Boys and girls emerged straight from the sheets; with messy partings and a glistening of mischief in their eyes. Taking our hands, we were lead into the doorways of a forgotten time. Rose-tinted aviators, gold chains and graphic chinoiserie pyjamas opened up the world of peep-shows and wild parties. It was a fatal blur of glamour and naughtiness - one that Katie Eary perfects so well.
Gripping us into another dimension that typically only exists after 4am; teddy bears, peeping tom graphics and nipple tassels poked fun at the fight between innocence and sexuality. BBG boys Marcus Sivyer, Simon Kuzmickas and Asbjorn Appleby strutted past to the psychedlic soundtrack of by-gone beats. While luxurious materials such as cashmere, worn sheep-skin and campy silks referenced the private world of entrepreneur Paul Raymond - a man who transformed Soho under the post-war demand for sex.
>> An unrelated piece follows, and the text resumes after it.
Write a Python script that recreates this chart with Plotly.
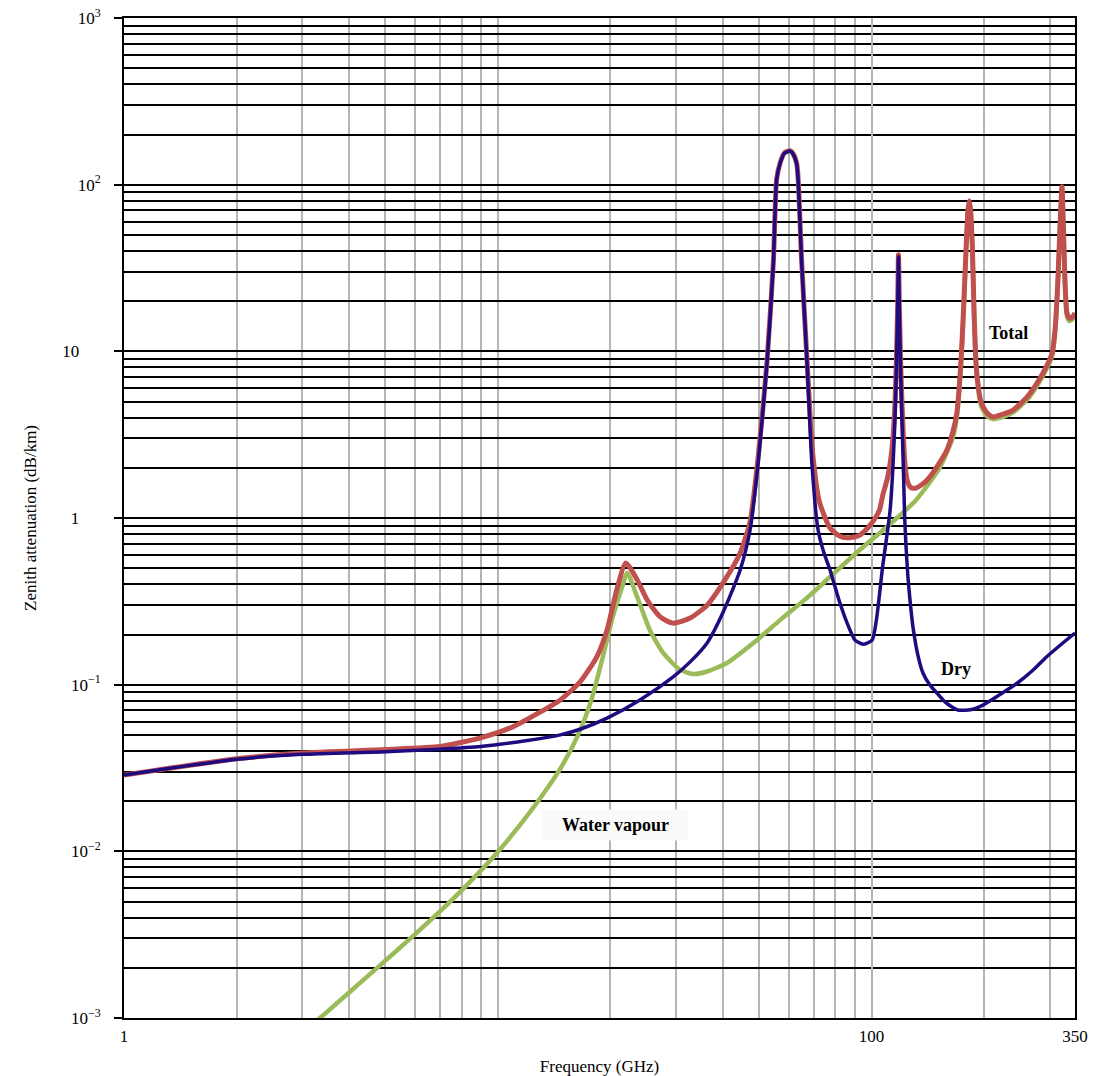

Like the liberating silhouettes, ready to be thrown off in an instance, he repackaged London’s red light district as something “saucy rather than seedy”.
Jumpers were tightly cropped and adorned with ostrich feathers, then thrown over free-flowing pyjamas. Morals were loose, and the fabrics even looser - as geometric prints soared in splashes of burnt orange and brown. Key styles of the early seventies, such as smoking jackets and awkward knits dripped with the juice of deep plum, tobacco-stained lips and what the designer calls “sex-stained beige”. The cocktail of abstract kinks and prints twisted gender into a surreal painting of youth; “a world we can’t help but admire, even though we probably shouldn’t”. Unearthing romance from the sleaze, modernity was found behind closed curtains of the past.